Today I've had two experiences with something new.
First, my wife bought me a new gear shift knob for my truck. I know, big deal. But actually it was. All the way to work today, I kept thinking, "This isn't right. I don't like this new knob." The new knob is metal, different from what I had. It's colder than the other one. It's a slimmer shape so my hand fits on it differently. (It's just wrong!) Why did I get a new knob? The old one was loose and moved up and down and sometimes completely off. Once I knocked it off while I was driving. (And it rolled around in the floor until I could stop and retrieve it.) And the insert on the top has completely disappeared. I needed a new one. The new one is great. Except it's wrong because it's not the old one. I was familiar with the old one.
Then, this morning I did something I've never done before. I taped some segments for the Kids Ministry 101 TV monthly webcast*. I was so nervous. When asked, I debated about whether to do it or not and had almost decided not to do it but Mrs. Cindy said, "I think you should do it." So I agreed. All day yesterday and all night last night I kept wondering why I agreed. And then I would wonder why I wanted to back out. After all, I encourage kids to try new things, so why shouldn't I.
I think I was so anxious because it was a new thing...something I had never done before. I didn't know what to expect. After some prayer I decided to just go for it. I may fail but I had to try. Now that it's over I realize that it was pretty fun. And, if asked, I would do it again. (And probably get a little nervous again but that's just how I am!)
Now...you know this isn't just about me...I am a reflective thinker after all. I did think about kids and introducing something new or making changes in something. So kids go along. Some kids buck against it. But...if I have build a strong relationship with kids...if I prepare kids for the change or at least explain what's happening...if I allow kids to show the natural reactions of a little anxiety or unease...then the something new can become a great experience.
Sometimes a new thing works well (like the glue guns).
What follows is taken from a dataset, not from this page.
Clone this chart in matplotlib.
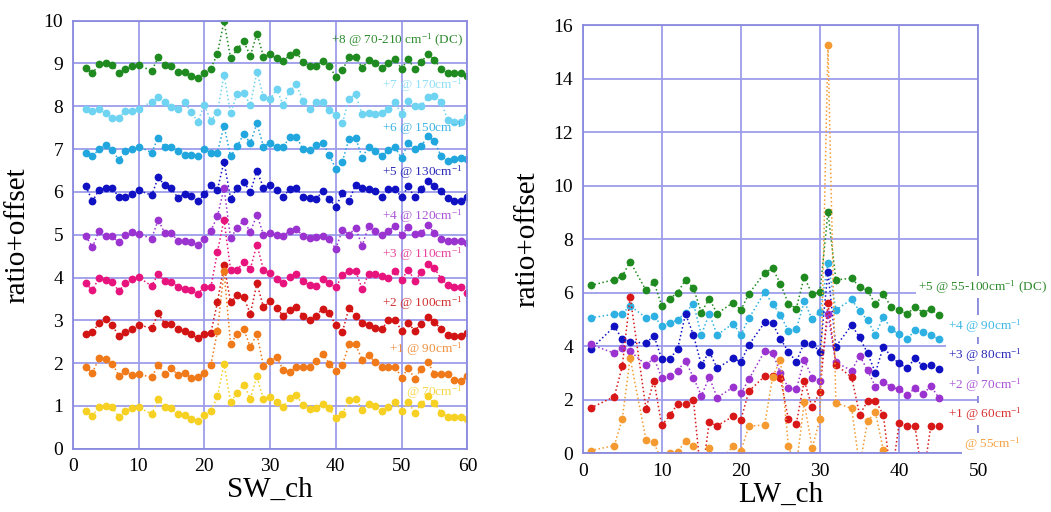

Sometimes a new thing falls flat (like the rope light). But new experiences are important because that's how we grow...kids and adults.
Now, if you'll excuse me, I'm going to go drive my truck around so the new gear knob can become just right. (And I so appreciate my wife to taking care of this...even if it doesn't feel just right yet.)
*I'm not sure when the webcast segments will air; sometime in early 2012. But you can bet I'll let you know when I know.